Recent data are fully consistent with the expected warming trend of about 0.2 °C per decade. Every year since 2000 has been warmer than the 1990s average, every year of the 1990s was warmer than the 1980s average, and the 1980s were the warmest decade on record until then.1
Adair also inappropriately dismisses a warming of 0.8 °C as equivalent to moving 50 miles southward in the central US. Confusing local and global temperatures is nonsensical, and a global warming of about 8 °C is not at all like moving 500 miles. It is like the difference between an ice age and an interglacial period.
In another bizarre misrepresentation, Adair compares our list of terms to “sales jargon” that is “supposed to incite the populace.” In fact, our list of terms that mean different things to the public than they do to scientists has been widely cited and praised, because so many people have encountered the failure to communicate that can result from the different meanings. The only thing we’re selling is improved clarity of communication that can help bring science to its rightful place in decision making.
Adair consistently misrepresents our positions and those of the broader climate science community. The science we outline is entirely consistent with the 2007 Fourth Assessment Report from the Intergovernmental Panel on Climate Change (IPCC). Adair says that “some very good scientists do not find the necessary feedbacks plausible and conclude that the increased [carbon dioxide] cannot be responsible for most of the perceived warming.” He fails to say that almost all those dissenting scientists are, like himself, neither credentialed experts nor active researchers in climate science. The IPCC report concludes that most of the warming is very likely (greater than 90% probability) due to human-caused increases in greenhouse gas concentrations. The evidence for carbon dioxide–induced warming amplified by feedbacks in the climate system, such as increased water vapor, is abundant and strong.
Adair also appears to misunderstand the physics of climate models when he claims that their projections of the future are based on the past 150 years of observational data. He also misreads the projections to suggest that atmospheric CO2 concentrations can climb to 1250 ppmv by 2100 and still result in temperature increases that would be “innocuous or even beneficial.” As the IPCC report on impacts2and many other assessments3 have shown, the 0.8 °C rise we’ve experienced to date is already causing impacts, most of which are not beneficial. Future impacts are projected to be more severe.
We do not, as Adair says, “argue” for a “radical” view. Rather, we simply explain that if governments decide on a certain limit for future temperature rise, as they have with the 2 °C target, then science can inform us of the emissions limits required to meet that goal.
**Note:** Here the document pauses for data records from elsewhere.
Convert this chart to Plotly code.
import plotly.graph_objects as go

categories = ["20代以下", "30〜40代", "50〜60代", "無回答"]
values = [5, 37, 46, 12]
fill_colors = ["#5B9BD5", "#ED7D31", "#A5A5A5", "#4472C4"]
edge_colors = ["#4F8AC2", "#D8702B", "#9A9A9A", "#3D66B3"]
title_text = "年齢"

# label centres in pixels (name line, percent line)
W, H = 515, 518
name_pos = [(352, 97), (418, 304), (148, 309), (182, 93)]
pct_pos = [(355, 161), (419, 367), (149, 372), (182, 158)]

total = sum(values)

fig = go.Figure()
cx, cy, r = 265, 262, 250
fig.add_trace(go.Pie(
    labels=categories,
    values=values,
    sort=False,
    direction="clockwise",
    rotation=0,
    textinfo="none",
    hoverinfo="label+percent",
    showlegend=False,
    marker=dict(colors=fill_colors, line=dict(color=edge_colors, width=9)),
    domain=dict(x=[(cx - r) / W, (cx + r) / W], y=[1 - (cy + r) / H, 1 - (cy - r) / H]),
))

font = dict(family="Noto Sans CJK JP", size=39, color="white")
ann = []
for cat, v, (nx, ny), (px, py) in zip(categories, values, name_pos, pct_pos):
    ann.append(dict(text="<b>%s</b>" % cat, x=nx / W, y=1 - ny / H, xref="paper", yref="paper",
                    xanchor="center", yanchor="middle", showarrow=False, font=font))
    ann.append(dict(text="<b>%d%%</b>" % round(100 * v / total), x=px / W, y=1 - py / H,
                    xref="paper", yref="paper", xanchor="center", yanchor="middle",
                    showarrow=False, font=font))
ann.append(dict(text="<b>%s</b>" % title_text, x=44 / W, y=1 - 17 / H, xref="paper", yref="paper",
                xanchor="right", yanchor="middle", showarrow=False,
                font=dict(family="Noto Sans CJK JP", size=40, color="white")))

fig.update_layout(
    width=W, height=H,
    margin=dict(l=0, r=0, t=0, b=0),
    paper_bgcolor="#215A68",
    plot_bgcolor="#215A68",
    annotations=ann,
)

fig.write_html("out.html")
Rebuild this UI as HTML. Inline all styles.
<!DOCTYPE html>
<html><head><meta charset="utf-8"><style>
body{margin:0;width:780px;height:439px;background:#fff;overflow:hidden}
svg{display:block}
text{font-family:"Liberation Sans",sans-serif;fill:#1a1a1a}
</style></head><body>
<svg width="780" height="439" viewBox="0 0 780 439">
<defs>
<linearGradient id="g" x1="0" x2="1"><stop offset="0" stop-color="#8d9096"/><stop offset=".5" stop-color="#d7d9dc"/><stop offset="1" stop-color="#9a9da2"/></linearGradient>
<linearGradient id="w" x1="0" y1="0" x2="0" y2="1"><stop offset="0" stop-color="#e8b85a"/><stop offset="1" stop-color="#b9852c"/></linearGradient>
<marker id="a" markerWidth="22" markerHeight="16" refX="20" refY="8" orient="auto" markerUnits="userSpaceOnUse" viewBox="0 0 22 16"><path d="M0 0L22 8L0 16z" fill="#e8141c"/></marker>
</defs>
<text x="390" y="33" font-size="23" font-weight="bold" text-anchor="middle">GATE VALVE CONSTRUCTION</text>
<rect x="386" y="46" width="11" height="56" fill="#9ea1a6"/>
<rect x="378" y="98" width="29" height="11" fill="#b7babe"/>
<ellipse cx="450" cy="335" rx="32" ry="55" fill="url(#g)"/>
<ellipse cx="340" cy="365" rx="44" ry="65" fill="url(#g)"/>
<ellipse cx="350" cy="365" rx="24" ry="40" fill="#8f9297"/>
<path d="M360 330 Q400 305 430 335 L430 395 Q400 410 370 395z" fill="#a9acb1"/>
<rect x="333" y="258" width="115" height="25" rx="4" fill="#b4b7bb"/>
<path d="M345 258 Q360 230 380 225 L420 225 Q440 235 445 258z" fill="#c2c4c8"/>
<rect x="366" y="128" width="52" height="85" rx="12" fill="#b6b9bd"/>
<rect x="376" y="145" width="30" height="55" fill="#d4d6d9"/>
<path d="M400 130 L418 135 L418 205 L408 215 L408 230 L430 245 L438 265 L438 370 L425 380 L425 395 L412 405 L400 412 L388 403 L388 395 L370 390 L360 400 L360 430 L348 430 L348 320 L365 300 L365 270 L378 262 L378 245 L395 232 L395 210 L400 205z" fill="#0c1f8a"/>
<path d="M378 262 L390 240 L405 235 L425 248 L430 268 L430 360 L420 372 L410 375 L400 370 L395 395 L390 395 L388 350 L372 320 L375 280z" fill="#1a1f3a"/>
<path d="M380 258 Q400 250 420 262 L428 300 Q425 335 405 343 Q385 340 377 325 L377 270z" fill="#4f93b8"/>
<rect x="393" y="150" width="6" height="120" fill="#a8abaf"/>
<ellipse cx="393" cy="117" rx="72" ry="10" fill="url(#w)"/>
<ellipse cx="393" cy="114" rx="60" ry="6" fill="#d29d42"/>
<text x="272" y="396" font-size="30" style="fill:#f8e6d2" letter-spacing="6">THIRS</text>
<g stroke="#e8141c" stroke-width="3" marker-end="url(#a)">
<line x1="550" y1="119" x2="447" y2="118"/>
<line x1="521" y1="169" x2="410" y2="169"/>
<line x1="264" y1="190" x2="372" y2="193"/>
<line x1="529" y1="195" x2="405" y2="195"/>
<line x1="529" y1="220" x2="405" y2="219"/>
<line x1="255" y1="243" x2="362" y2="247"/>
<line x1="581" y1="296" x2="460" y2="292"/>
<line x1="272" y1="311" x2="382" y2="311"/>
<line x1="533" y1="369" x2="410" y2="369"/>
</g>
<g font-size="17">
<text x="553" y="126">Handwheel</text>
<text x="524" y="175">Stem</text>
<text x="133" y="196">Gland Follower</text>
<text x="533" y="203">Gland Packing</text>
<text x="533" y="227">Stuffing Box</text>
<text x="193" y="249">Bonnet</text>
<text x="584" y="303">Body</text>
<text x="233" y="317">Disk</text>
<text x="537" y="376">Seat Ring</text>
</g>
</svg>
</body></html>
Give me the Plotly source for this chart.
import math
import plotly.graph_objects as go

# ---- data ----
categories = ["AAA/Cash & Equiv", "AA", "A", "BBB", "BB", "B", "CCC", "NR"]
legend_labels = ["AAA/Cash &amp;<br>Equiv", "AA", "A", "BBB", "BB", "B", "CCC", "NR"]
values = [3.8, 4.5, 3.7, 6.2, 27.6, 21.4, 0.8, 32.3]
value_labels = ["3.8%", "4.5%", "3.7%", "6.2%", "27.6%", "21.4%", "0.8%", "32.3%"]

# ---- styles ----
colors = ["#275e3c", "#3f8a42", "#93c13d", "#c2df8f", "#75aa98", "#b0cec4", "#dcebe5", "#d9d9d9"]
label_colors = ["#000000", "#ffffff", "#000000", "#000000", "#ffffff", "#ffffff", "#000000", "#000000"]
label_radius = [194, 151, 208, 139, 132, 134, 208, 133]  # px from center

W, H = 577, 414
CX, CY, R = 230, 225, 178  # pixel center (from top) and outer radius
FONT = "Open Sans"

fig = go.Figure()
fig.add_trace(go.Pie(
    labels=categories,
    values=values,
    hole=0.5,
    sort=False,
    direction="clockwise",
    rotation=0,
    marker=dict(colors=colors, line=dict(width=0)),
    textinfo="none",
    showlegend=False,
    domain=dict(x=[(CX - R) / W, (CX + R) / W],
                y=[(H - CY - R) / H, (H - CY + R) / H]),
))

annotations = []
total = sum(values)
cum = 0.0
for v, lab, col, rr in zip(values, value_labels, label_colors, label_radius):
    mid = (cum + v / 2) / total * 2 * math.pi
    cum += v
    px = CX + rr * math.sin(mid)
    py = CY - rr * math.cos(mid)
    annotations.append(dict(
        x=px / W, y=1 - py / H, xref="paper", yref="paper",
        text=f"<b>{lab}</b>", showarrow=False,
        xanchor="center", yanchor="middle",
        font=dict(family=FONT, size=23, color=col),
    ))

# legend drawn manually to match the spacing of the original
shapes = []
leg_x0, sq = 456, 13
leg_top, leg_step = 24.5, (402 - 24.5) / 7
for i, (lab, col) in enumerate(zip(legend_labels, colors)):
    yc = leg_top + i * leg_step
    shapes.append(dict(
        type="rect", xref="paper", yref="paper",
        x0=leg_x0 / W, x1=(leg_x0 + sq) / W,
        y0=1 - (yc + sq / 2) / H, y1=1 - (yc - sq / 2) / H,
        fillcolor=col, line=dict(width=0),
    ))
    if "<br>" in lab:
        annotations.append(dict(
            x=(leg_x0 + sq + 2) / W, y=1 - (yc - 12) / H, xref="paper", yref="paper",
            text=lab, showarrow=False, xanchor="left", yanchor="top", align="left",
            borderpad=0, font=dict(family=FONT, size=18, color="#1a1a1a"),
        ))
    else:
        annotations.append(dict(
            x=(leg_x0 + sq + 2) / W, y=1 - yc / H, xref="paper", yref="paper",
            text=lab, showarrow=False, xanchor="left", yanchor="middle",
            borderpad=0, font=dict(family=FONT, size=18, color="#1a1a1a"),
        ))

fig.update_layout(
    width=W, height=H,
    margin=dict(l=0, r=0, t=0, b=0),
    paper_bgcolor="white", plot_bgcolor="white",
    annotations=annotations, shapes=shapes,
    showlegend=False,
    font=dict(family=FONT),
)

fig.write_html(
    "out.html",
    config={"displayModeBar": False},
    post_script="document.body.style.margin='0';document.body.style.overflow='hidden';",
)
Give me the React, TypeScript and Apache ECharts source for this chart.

As we demonstrate in our article, Mother Nature herself thus imposes a time scale on when emissions need to peak and then begin to decline rapidly. The urgency is not ideological at all, but rather is due to the physics and biogeochemistry of the climate system. Advances in climate science have led to a profoundly deeper understanding of human-caused climate change. The impressive scientific story is certainly worth communicating well.